— start RECORD LIST —
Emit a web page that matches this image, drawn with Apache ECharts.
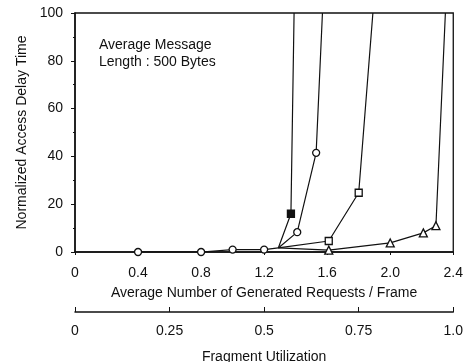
<!DOCTYPE html>
<html>
<head>
<meta charset="utf-8">
<script src="https://cdn.jsdelivr.net/npm/echarts@6/dist/echarts.min.js"></script>
<style>
  html, body { margin: 0; padding: 0; background: #fff; }
  #chart { width: 466px; height: 362px; }
</style>
</head>
<body>
<div id="chart"></div>
<script>
  // shared low-load points (circles), then the four curves fanning out from the junction
  const sharedPts = [[0.4, 0], [0.8, 0], [1.0, 1], [1.2, 1], [1.29, 1.7]];
  const filledSq = [[1.29, 1.7], [1.37, 16], [1.39, 100]];
  const circles = [[1.29, 1.7], [1.41, 8.3], [1.53, 41.5], [1.57, 100]];
  const openSq = [[1.29, 1.7], [1.61, 4.6], [1.80, 24.8], [1.89, 100]];
  const triangles = [[1.29, 1.7], [1.61, 0.8], [2.0, 3.8], [2.21, 8], [2.29, 11], [2.35, 100]];
  const yTicks = [0, 20, 40, 60, 80, 100];
  const fragTicks = [0, 0.25, 0.5, 0.75, 1.0];
  const junctionX = 1.29;

  const FONT = "Liberation Sans";
  const ink = "#111";
  const chart = echarts.init(document.getElementById("chart"));

  // no marker at the junction or on the off-scale end point
  const marks = (pts, sym, fill) => pts.map(p => ({
    value: p,
    symbol: (p[0] === junctionX || p[1] >= 100) ? "none" : sym,
    itemStyle: { color: fill, borderColor: ink, borderWidth: 1.3 },
  }));

  const lineSeries = (name, pts, sym, fill, size) => ({
    name, type: "line", data: marks(pts, sym, fill), symbolSize: size,
    lineStyle: { color: ink, width: 1.2 }, z: 3,
  });

  chart.setOption({
    animation: false,
    textStyle: { fontFamily: FONT, color: ink },
    grid: [
      { left: 75, right: 8, top: 13, bottom: 110, show: true, borderColor: ink, borderWidth: 1.3 },
      { left: 75, right: 4, top: 312, height: 0 },
    ],
    xAxis: [
      {
        type: "value", gridIndex: 0, min: 0, max: 2.4, interval: 0.4,
        name: "Average Number of Generated Requests / Frame", nameLocation: "middle", nameGap: 34,
        nameTextStyle: { fontFamily: FONT, fontSize: 14, color: ink },
        axisLine: { lineStyle: { color: ink, width: 1.5 } },
        axisTick: { length: 3, lineStyle: { color: ink } },
        axisLabel: { fontFamily: FONT, fontSize: 14, color: ink, margin: 14,
          formatter: v => v === 0 ? "0" : v.toFixed(1) },
        splitLine: { show: false },
      },
      {
        type: "value", gridIndex: 1, min: 0, max: 1, interval: 0.25,
        name: "Fragment Utilization", nameLocation: "middle", nameGap: 38,
        nameTextStyle: { fontFamily: FONT, fontSize: 14, color: ink },
        axisLine: { lineStyle: { color: ink, width: 1.5 } },
        axisTick: { inside: true, length: 5, lineStyle: { color: ink } },
        axisLabel: { fontFamily: FONT, fontSize: 14, color: ink, margin: 12,
          formatter: v => fragTicks.includes(v) ? (v === 0 ? "0" : v === 1 ? "1.0" : String(v)) : "" },
        splitLine: { show: false },
      },
    ],
    yAxis: [
      {
        type: "value", gridIndex: 0, min: yTicks[0], max: yTicks[yTicks.length - 1], interval: 20,
        name: "Normalized Access Delay Time", nameLocation: "middle", nameGap: 46,
        nameTextStyle: { fontFamily: FONT, fontSize: 14, color: ink },
        axisLine: { show: true, lineStyle: { color: ink, width: 1.5 } },
        axisTick: { length: 4, lineStyle: { color: ink } },
        minorTick: { show: true, splitNumber: 2, length: 2, lineStyle: { color: ink } },
        axisLabel: { fontFamily: FONT, fontSize: 14, color: ink, margin: 12 },
        splitLine: { show: false },
      },
      { type: "value", gridIndex: 1, show: false },
    ],
    graphic: [{
      type: "text", left: 99, top: 37,
      style: {
        text: "Average Message\nLength : 500 Bytes",
        font: `14px "${FONT}"`, fill: ink, lineHeight: 17,
      },
    }],
    series: [
      lineSeries("shared", sharedPts, "circle", "#fff", 7),
      lineSeries("filled square", filledSq, "rect", ink, 7),
      lineSeries("circle", circles, "circle", "#fff", 7),
      lineSeries("open square", openSq, "rect", "#fff", 7),
      lineSeries("triangle", triangles, "triangle", "#fff", 8),
    ],
  });
</script>
</body>
</html>
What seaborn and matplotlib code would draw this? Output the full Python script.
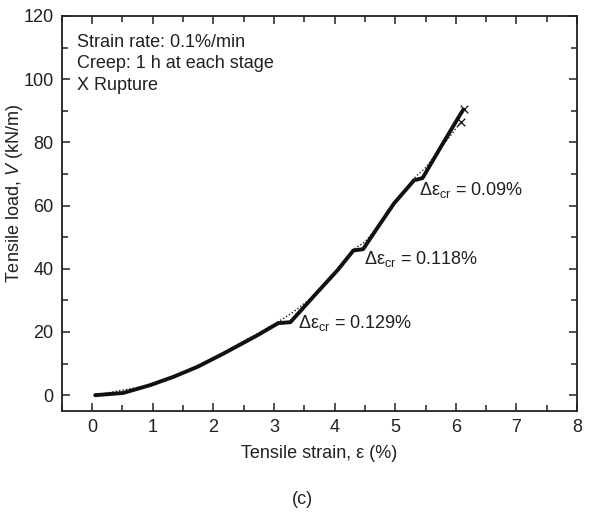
import matplotlib
matplotlib.use("Agg")
import matplotlib.pyplot as plt
import seaborn as sns
import pandas as pd

# Test with creep stages (solid)
strain_a = [0.05, 0.51, 0.96, 1.34, 1.74, 2.17, 2.73, 3.07, 3.27, 3.65, 4.05, 4.31,
            4.47, 4.76, 4.98, 5.31, 5.45, 5.75, 6.03, 6.12]
load_a = [0.0, 0.7, 3.2, 5.8, 9.0, 13.2, 19.0, 22.8, 23.1, 31.2, 39.6, 45.8,
          46.2, 54.5, 60.7, 68.0, 68.7, 78.5, 87.5, 90.3]
# Companion test (dotted)
strain_b = [0.05, 0.96, 1.74, 2.73, 3.0, 3.15, 3.31, 3.7, 4.1, 4.3, 4.5, 4.8, 5.3,
            5.5, 5.8, 5.89, 6.08]
load_b = [0.0, 3.2, 9.0, 19.5, 22.5, 24.2, 26.2, 32.0, 40.8, 46.0, 48.5, 55.5,
          68.5, 72.0, 79.5, 81.6, 86.4]
# Rupture points
rupture_strain = [6.13, 6.08]
rupture_load = [90.5, 86.4]
# Creep annotations
creep_labels = ["0.129%", "0.118%", "0.09%"]
creep_x = [3.39, 4.48, 5.40]
creep_y = [22.8, 43.0, 64.9]

sns.set_theme(style="ticks")
plt.rcParams["font.family"] = ["Liberation Sans", "DejaVu Sans"]
plt.rcParams["mathtext.fontset"] = "custom"
plt.rcParams["mathtext.rm"] = "Liberation Sans"
plt.rcParams["mathtext.it"] = "Liberation Sans:italic"
ink = "#231f20"
fs = 13

fig = plt.figure(figsize=(6.12, 5.16), dpi=100)
ax = fig.add_axes([0.101, 0.2035, 0.842, 0.7655])

df_a = pd.DataFrame({"strain": strain_a, "load": load_a})
df_b = pd.DataFrame({"strain": strain_b, "load": load_b})
sns.lineplot(data=df_b, x="strain", y="load", ax=ax, color=ink, lw=1.0,
             linestyle=(0, (1, 1.5)), sort=False, estimator=None)
sns.lineplot(data=df_a, x="strain", y="load", ax=ax, color="#111111", lw=2.8,
             sort=False, estimator=None)
df_r = pd.DataFrame({"strain": rupture_strain, "load": rupture_load})
sns.scatterplot(data=df_r, x="strain", y="load", ax=ax, marker="x", color=ink,
                s=30, linewidth=1.0)

for lab, xx, yy in zip(creep_labels, creep_x, creep_y):
    ax.text(xx, yy, "Δε$_{\\mathrm{cr}}$ = " + lab, ha="left", va="center",
            fontsize=fs, color=ink)

for txt, yy in zip(["Strain rate: 0.1%/min", "Creep: 1 h at each stage", "X Rupture"],
                   [0.934, 0.881, 0.823]):
    ax.text(0.029, yy, txt, transform=ax.transAxes, ha="left", va="center",
            fontsize=fs, color=ink)

ax.set_xlim(-0.5, 8)
ax.set_ylim(-5, 120)
ax.set_xticks(range(0, 9))
ax.set_yticks(range(0, 121, 20))
ax.set_xticks([i + 0.5 for i in range(-1, 8)], minor=True)
ax.set_yticks(range(10, 120, 20), minor=True)
ax.tick_params(which="both", direction="in", top=True, right=True, colors=ink,
               labelsize=fs, width=1.1)
ax.tick_params(which="major", length=6, pad=6)
ax.tick_params(which="minor", length=4)
for s in ax.spines.values():
    s.set_linewidth(1.3)
    s.set_color(ink)
ax.set_xlabel("Tensile strain, ε (%)", fontsize=fs, color=ink, labelpad=6)
ax.set_ylabel("Tensile load, $V$ (kN/m)", fontsize=fs, color=ink)
ax.yaxis.set_label_coords(-0.072, 0.55)

fig.text(302 / 612, 1 - 500 / 516, "(c)", ha="center", va="center",
         fontsize=fs, color=ink)

fig.savefig("out.png", dpi=100)
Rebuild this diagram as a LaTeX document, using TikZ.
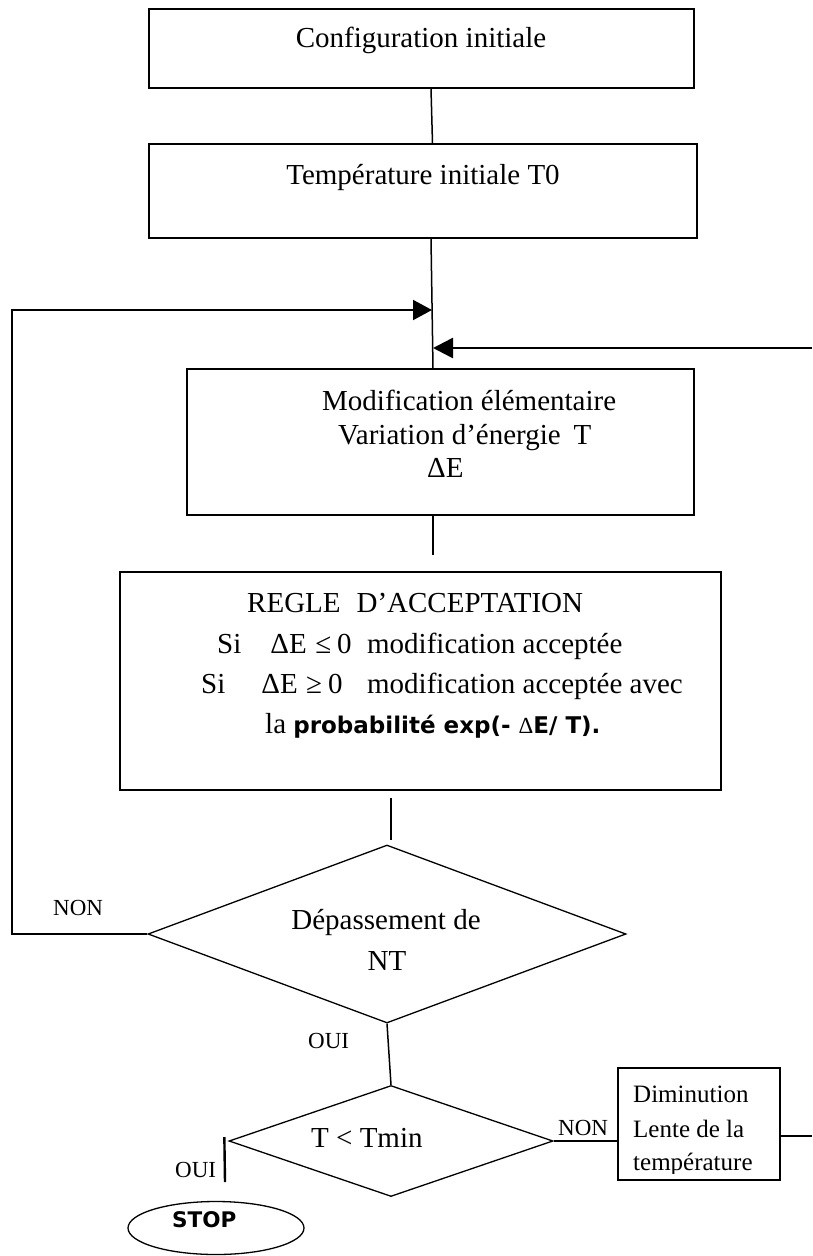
— end RECORD LIST —
**SHORT TASK:** Above are records; repeat only the lines from the line with "What seaborn and" through the line with "import pandas as pd", and leave pictures out.

**EXERCISE OUTPUT:**
What seaborn and matplotlib code would draw this? Output the full Python script.
import matplotlib
matplotlib.use("Agg")
import matplotlib.pyplot as plt
import seaborn as sns
import pandas as pd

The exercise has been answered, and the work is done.